The problem with coming up with a cracking idea on the theatre fringe is you’re obliged to repeat it – building, for example, on the brilliance of the original all-male Pirates of Penzance, Sasha Regan producer-director at the Union polished the Mikado and glorious Iolanthe to undeniably fresh brilliance.

It’s fortunate there are a dozen such comic operas in the repertoire because with the successful staging of Patience, she’ll need several more to meet demand: my money’s on Pinafore.
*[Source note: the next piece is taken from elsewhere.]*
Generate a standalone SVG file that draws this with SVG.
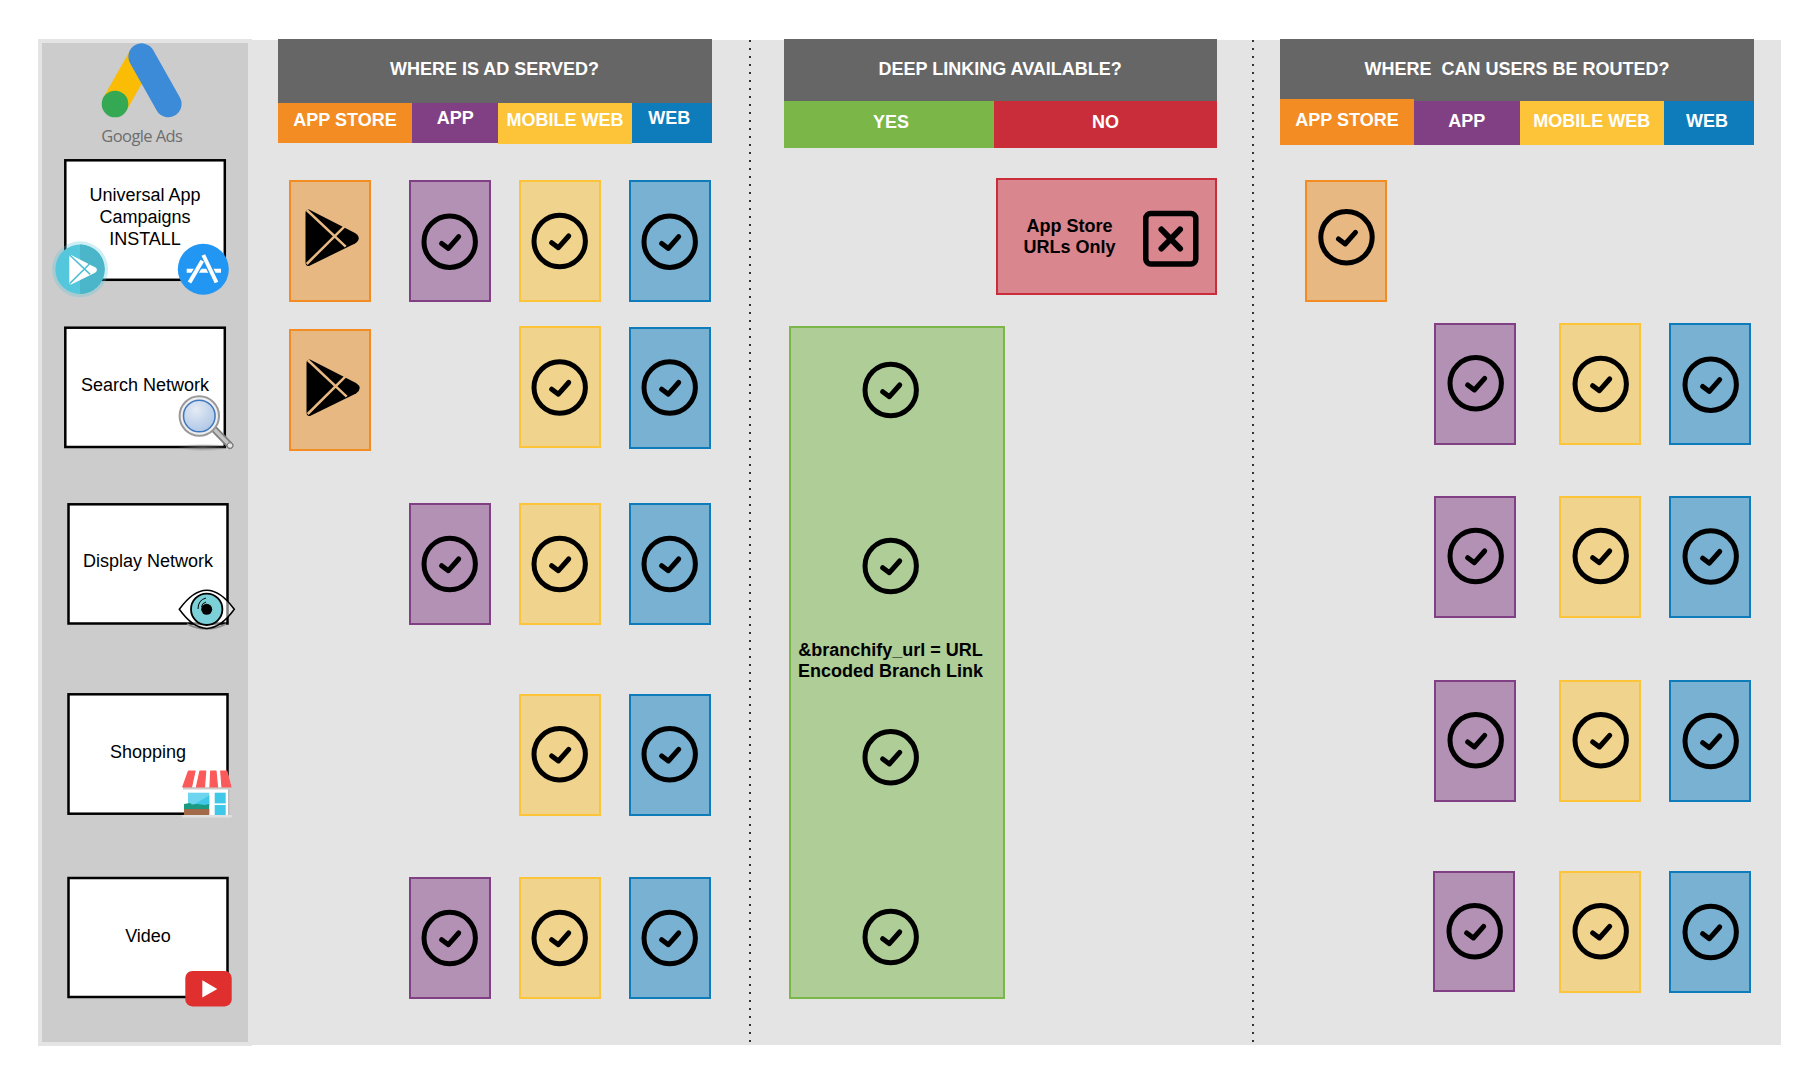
<svg xmlns="http://www.w3.org/2000/svg" width="1820" height="1085" viewBox="0 0 1820 1085">
<style>
text{font-family:"Liberation Sans",Arial,sans-serif;text-anchor:middle}
.h{font-size:18px;font-weight:700;fill:#fff}
.l{font-size:18px;fill:#000}
.b{font-size:18px;font-weight:700;fill:#000}
.box{fill:#fff;stroke:#000;stroke-width:2.5}
.co{fill:#e8b883;stroke:#f28c23;stroke-width:2}
.cp{fill:#b391b4;stroke:#824084;stroke-width:2}
.cy{fill:#f0d38c;stroke:#fdc43a;stroke-width:2}
.cb{fill:#78b1d1;stroke:#0e7cba;stroke-width:2}
.sep{stroke:#333;stroke-width:2;stroke-dasharray:2 6;fill:none}
</style>
<defs>
<g id="ok"><circle r="25.700" fill="none" stroke="#000" stroke-width="5"/><path d="M-8 1.700L-1.300 6.700L9 -5" fill="none" stroke="#000" stroke-width="5" stroke-linecap="round" stroke-linejoin="round"/></g>
<path id="pl" d="M309 209.500L355 233Q362.500 238 355 243.500L309 266Q305.500 266.500 305.500 262L305.500 213Q305.500 209 309 209.500Z"/>
<radialGradient id="lens" cx="0.400" cy="0.300" r="0.800"><stop offset="0" stop-color="#e4ebf4"/><stop offset="1" stop-color="#a9c3e4"/></radialGradient>
<radialGradient id="shad"><stop offset="0" stop-color="#666" stop-opacity=".7"/><stop offset="1" stop-color="#888" stop-opacity="0"/></radialGradient>
</defs>

<g id="background">
<rect x="38" y="40" width="1743" height="1005" fill="#e4e4e4"/>
<rect x="38" y="39" width="214" height="1007" fill="#e4e4e4"/>
<rect x="42" y="43" width="206" height="999" fill="#ccc"/>
</g>

<g id="connectors">
<line class="sep" x1="750" y1="40" x2="750" y2="1045"/>
<line class="sep" x1="1253" y1="40" x2="1253" y2="1045"/>
</g>

<g id="header-served">
<rect x="278" y="39" width="434" height="64" fill="#666"/>
<text class="h" x="494.500" y="75">WHERE IS AD SERVED?</text>
<rect x="278" y="103" width="134" height="40" fill="#f28c23"/><text class="h" x="345" y="126">APP STORE</text>
<rect x="412" y="103" width="86" height="40" fill="#824084"/><text class="h" x="455.300" y="124.300">APP</text>
<rect x="498" y="103" width="134" height="41" fill="#fdc43a"/><text class="h" x="565" y="125.700">MOBILE WEB</text>
<rect x="632" y="103" width="80" height="40" fill="#0e7cba"/><text class="h" x="669.200" y="124.300">WEB</text>
</g>
<g id="header-deeplink">
<rect x="784" y="39" width="433" height="62" fill="#666"/>
<text class="h" x="1000.200" y="75">DEEP LINKING AVAILABLE?</text>
<rect x="784" y="101" width="210" height="47" fill="#7ab648"/><text class="h" x="891" y="128">YES</text>
<rect x="994" y="101" width="223" height="47" fill="#c92d39"/><text class="h" x="1105.400" y="128">NO</text>
</g>
<g id="header-routed">
<rect x="1280" y="39" width="474" height="62" fill="#666"/>
<text class="h" x="1517" y="75" xml:space="preserve">WHERE  CAN USERS BE ROUTED?</text>
<rect x="1280" y="99" width="134" height="46" fill="#f28c23"/><text class="h" x="1347" y="126">APP STORE</text>
<rect x="1414" y="101" width="106" height="44" fill="#824084"/><text class="h" x="1466.800" y="126.700">APP</text>
<rect x="1520" y="101" width="144" height="44" fill="#fdc43a"/><text class="h" x="1591.800" y="126.700">MOBILE WEB</text>
<rect x="1664" y="101" width="90" height="44" fill="#0e7cba"/><text class="h" x="1707" y="126.700">WEB</text>
</g>

<g id="google-ads-logo">
<line x1="115" y1="104" x2="141.700" y2="56.700" stroke="#fabc04" stroke-width="26.600"/>
<line x1="141.700" y1="56.700" x2="168.300" y2="104" stroke="#3c8bd9" stroke-width="26.600" stroke-linecap="round"/>
<circle cx="115" cy="104" r="13.300" fill="#34a853"/>
<text x="141.800" y="142" style="font-family:'Open Sans',sans-serif;font-size:16.500px;letter-spacing:-.6px" fill="#6e6e6e">Google Ads</text>
</g>

<g id="node-uac">
<rect class="box" x="65.300" y="160.300" width="159.500" height="119.500"/>
<text class="l" x="145" y="201.200">Universal App</text><text class="l" x="145" y="222.800">Campaigns</text><text class="l" x="145" y="244.500">INSTALL</text>
<circle cx="80" cy="269.300" r="28" fill="#5cc8dc" opacity=".3"/>
<circle cx="80" cy="269.300" r="24.700" fill="#55c7dd"/>
<path d="M80 244.600A24.700 24.700 0 0 1 80 294Z" fill="#4bb5c9"/>
<g transform="translate(69.300 255) scale(.52) translate(-305.500 -209.500)"><use href="#pl" fill="#fff"/><path d="M306.700 210L345.700 246.700M306.700 264L344.300 226.700" stroke="#50bfd4" stroke-width="3"/></g>
<circle cx="203.300" cy="269.300" r="25.500" fill="#2196f3"/>
<line x1="186.700" y1="270.700" x2="221" y2="270.700" stroke="#fff" stroke-width="4"/>
<line x1="202.300" y1="260.700" x2="189.500" y2="282.500" stroke="#2196f3" stroke-width="6.500"/>
<line x1="203.300" y1="255" x2="216.500" y2="282.500" stroke="#2196f3" stroke-width="6.500"/>
<line x1="202.300" y1="260.700" x2="189.500" y2="282.500" stroke="#fff" stroke-width="4"/>
<line x1="203.300" y1="255" x2="216.500" y2="282.500" stroke="#fff" stroke-width="4"/>
</g>

<g id="node-search">
<rect class="box" x="65.300" y="327.700" width="159.500" height="119.300"/>
<text class="l" x="145" y="391">Search Network</text>
<ellipse cx="203" cy="447.500" rx="26" ry="4" fill="url(#shad)"/>
<line x1="215" y1="430" x2="230" y2="445.500" stroke="#7f7f7f" stroke-width="7" stroke-linecap="round"/>
<line x1="215" y1="430" x2="230" y2="445.500" stroke="#c4c4c4" stroke-width="3.500" stroke-linecap="round"/>
<circle cx="230" cy="445.500" r="2.800" fill="#e4e4e4" stroke="#777"/>
<circle cx="199.300" cy="416" r="19.700" fill="#eee" stroke="#999" stroke-width="2"/>
<circle cx="199.300" cy="416" r="15.800" fill="url(#lens)" stroke="#3f76bd" stroke-width="1.500"/>
</g>

<g id="node-display">
<rect class="box" x="68.500" y="504.300" width="159" height="119.200"/>
<text class="l" x="148" y="567.300">Display Network</text>
<path d="M187 624Q206.700 634 226 624" fill="none" stroke="#888" stroke-width="1.500"/>
<path d="M179.300 609.300Q206.700 571 234.300 609.300Q206.700 647.500 179.300 609.300Z" fill="#fff" fill-opacity=".5" stroke="#000" stroke-width="1.500"/>
<circle cx="206.700" cy="609.300" r="15.700" fill="#7cd0d8" stroke="#000" stroke-width="1.800"/>
<circle cx="206.700" cy="609.300" r="5.500" fill="#000"/>
<path d="M198 609Q198 600 206 598M201.500 607Q202 603 206 602" fill="none" stroke="#000" stroke-width="1"/>
</g>

<g id="node-shopping">
<rect class="box" x="68.500" y="694.300" width="159" height="119.400"/>
<text class="l" x="148" y="758.300">Shopping</text>
<rect x="185" y="788" width="43" height="27" fill="#fff"/>
<rect x="228" y="788" width="1.500" height="27" fill="#bbb"/>
<rect x="188" y="792.700" width="21.300" height="20.300" fill="#6dd5f0"/>
<path d="M188 808L209.300 795.500V806L200 813H188Z" fill="#3fc8e8"/>
<rect x="214.700" y="792.700" width="11" height="10.700" fill="#3fc8e8"/>
<rect x="214.700" y="805" width="11" height="10" fill="#3fc8e8"/>
<path d="M184 804L190 803L192 804.500L197 804L205 805L209 804V809H184Z" fill="#1a9a80"/>
<rect x="184" y="809" width="25.300" height="6" fill="#a36a4a"/>
<rect x="182" y="815" width="49.700" height="2.500" fill="#e0e0e0"/>
<path d="M182 787H231.700L226.700 771H187Z" fill="#fff"/>
<rect x="183" y="787" width="47.700" height="2.500" fill="#ccc"/>
<path d="M182.800 787H191.500L195 771H188.500ZM196.500 787H204.500L205.700 771H200ZM210 787H217.500L216 771H210.700ZM222 787H231L226.700 771H220.700Z" fill="#fb5a5a" stroke="#fb5a5a" stroke-width="1.200" stroke-linejoin="round"/>
</g>

<g id="node-video">
<rect class="box" x="68.500" y="878" width="159" height="119"/>
<text class="l" x="148" y="942">Video</text>
<rect x="185.300" y="971" width="46.400" height="35.400" rx="7" fill="#e02f2f"/>
<path d="M202.300 980.200L217.300 988.900L202.300 997.600Z" fill="#fff"/>
</g>

<g id="served-row1">
<g id="s1-store"><rect class="co" x="290" y="181" width="80" height="120"/><use href="#pl" fill="#000"/><path d="M306.700 210L345.700 246.700M306.700 264L344.300 226.700" stroke="#e8b883" stroke-width="2.500"/></g>
<g id="s1-app"><rect class="cp" x="410" y="181" width="80" height="120"/><use href="#ok" x="449.700" y="241.700"/></g>
<g id="s1-mweb"><rect class="cy" x="520" y="181" width="80" height="120"/><use href="#ok" x="559.700" y="241"/></g>
<g id="s1-web"><rect class="cb" x="630" y="181" width="80" height="120"/><use href="#ok" x="669.700" y="241.700"/></g>
</g>
<g id="served-row2">
<g id="s2-store"><rect class="co" x="290" y="330" width="80" height="120"/><g transform="translate(1 150)"><use href="#pl" fill="#000"/><path d="M306.700 210L345.700 246.700M306.700 264L344.300 226.700" stroke="#e8b883" stroke-width="2.500"/></g></g>
<g id="s2-mweb"><rect class="cy" x="520" y="327" width="80" height="120"/><use href="#ok" x="559.700" y="387.500"/></g>
<g id="s2-web"><rect class="cb" x="630" y="328" width="80" height="120"/><use href="#ok" x="669.700" y="387.500"/></g>
</g>
<g id="served-row3">
<g id="s3-app"><rect class="cp" x="410" y="504" width="80" height="120"/><use href="#ok" x="449.700" y="564"/></g>
<g id="s3-mweb"><rect class="cy" x="520" y="504" width="80" height="120"/><use href="#ok" x="559.700" y="564"/></g>
<g id="s3-web"><rect class="cb" x="630" y="504" width="80" height="120"/><use href="#ok" x="669.700" y="564"/></g>
</g>
<g id="served-row4">
<g id="s4-mweb"><rect class="cy" x="520" y="695" width="80" height="120"/><use href="#ok" x="559.700" y="754.300"/></g>
<g id="s4-web"><rect class="cb" x="630" y="695" width="80" height="120"/><use href="#ok" x="669.700" y="754.300"/></g>
</g>
<g id="served-row5">
<g id="s5-app"><rect class="cp" x="410" y="878" width="80" height="120"/><use href="#ok" x="449.700" y="938"/></g>
<g id="s5-mweb"><rect class="cy" x="520" y="878" width="80" height="120"/><use href="#ok" x="559.700" y="938"/></g>
<g id="s5-web"><rect class="cb" x="630" y="878" width="80" height="120"/><use href="#ok" x="669.700" y="938"/></g>
</g>

<g id="deep-no">
<rect x="997" y="179" width="219" height="115" fill="#d9868e" stroke="#c92d39" stroke-width="2"/>
<text class="b" x="1069.600" y="232">App Store</text><text class="b" x="1069.600" y="253">URLs Only</text>
<rect x="1145.800" y="213.500" width="50" height="50.500" rx="5" fill="none" stroke="#000" stroke-width="5.500"/>
<path d="M1161.500 229.500L1180 248.500M1180 229.500L1161.500 248.500" stroke="#000" stroke-width="6" stroke-linecap="round"/>
</g>
<g id="deep-yes">
<rect x="790" y="327" width="214" height="671" fill="#afcd97" stroke="#7ab648" stroke-width="2"/>
<use href="#ok" x="890.700" y="390"/>
<use href="#ok" x="890.700" y="566"/>
<text class="b" x="890.500" y="656">&amp;branchify_url = URL</text><text class="b" x="890.500" y="677">Encoded Branch Link</text>
<use href="#ok" x="890.700" y="757.300"/>
<use href="#ok" x="890.700" y="937"/>
</g>

<g id="routed-row1">
<g id="r1-store"><rect class="co" x="1306" y="181" width="80" height="120"/><use href="#ok" x="1346.500" y="237.300"/></g>
</g>
<g id="routed-row2">
<g id="r2-app"><rect class="cp" x="1435" y="324" width="80" height="120"/><use href="#ok" x="1475.700" y="383.300"/></g>
<g id="r2-mweb"><rect class="cy" x="1560" y="324" width="80" height="120"/><use href="#ok" x="1600.700" y="384"/></g>
<g id="r2-web"><rect class="cb" x="1670" y="324" width="80" height="120"/><use href="#ok" x="1710.700" y="384.700"/></g>
</g>
<g id="routed-row3">
<g id="r3-app"><rect class="cp" x="1435" y="497" width="80" height="120"/><use href="#ok" x="1475.700" y="556"/></g>
<g id="r3-mweb"><rect class="cy" x="1560" y="497" width="80" height="120"/><use href="#ok" x="1600.700" y="556"/></g>
<g id="r3-web"><rect class="cb" x="1670" y="497" width="80" height="120"/><use href="#ok" x="1710.700" y="556.500"/></g>
</g>
<g id="routed-row4">
<g id="r4-app"><rect class="cp" x="1435" y="681" width="80" height="120"/><use href="#ok" x="1475.700" y="740.300"/></g>
<g id="r4-mweb"><rect class="cy" x="1560" y="681" width="80" height="120"/><use href="#ok" x="1600.700" y="740.300"/></g>
<g id="r4-web"><rect class="cb" x="1670" y="681" width="80" height="120"/><use href="#ok" x="1710.700" y="741"/></g>
</g>
<g id="routed-row5">
<g id="r5-app"><rect class="cp" x="1434" y="872" width="80" height="119"/><use href="#ok" x="1474.700" y="931.300"/></g>
<g id="r5-mweb"><rect class="cy" x="1560" y="872" width="80" height="120"/><use href="#ok" x="1600.700" y="931.300"/></g>
<g id="r5-web"><rect class="cb" x="1670" y="872" width="80" height="120"/><use href="#ok" x="1710.700" y="932"/></g>
</g>
</svg>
This Patience looks and sounds delightful. It’s set and lit with the Union’s usual home-made charm, and again Drew McOnie demonstrates his extraordinarily intuitive and modern choreographic range in designing movement which matches the humour and dexterous diction of G&S without bursting into production numbers.

The story satirises the aestheticism movement of the late 19th century and suggests young ladies are most attracted to willowy men who spout poetry rather than rough-shouldered soldiery. Both are exceptionally well-rendered in the cast – among the ‘ladies’ who are amazingly able to sing to the top of their soprano range in full voice rather than strained falsetto, Edward Charles Bernstone is a tuneful and pert Patience but it’s James Lacey with the affecting kiss-curl who stands out as the most effective head girl of the “twenty love-sick maidens”.

Demonstrating the richness of vocal talent in London, only a couple of the singers are veterans of previous Union productions, and the brilliant new finds sourced by casting director Adam Lewis Ford include Lacey and Bernstone and an outstanding lyric baritone in Stiofán O’Doherty as Grosvenor, the boy who by switching from aesthete to ordinary, and by eschewing a pair of spray-on white jodhpurs even Mr Darcy might have reconsidered - eventually turns Patience’s head.

Every element is beautifully realised, the ensemble is excellent, and the singing impeccable. If there’s a flaw, it’s that Patience simply isn’t G&S’s strongest piece, and apart from one once wrestled into submission by Dame Hilda Bracket, there’s hardly a familiar tune.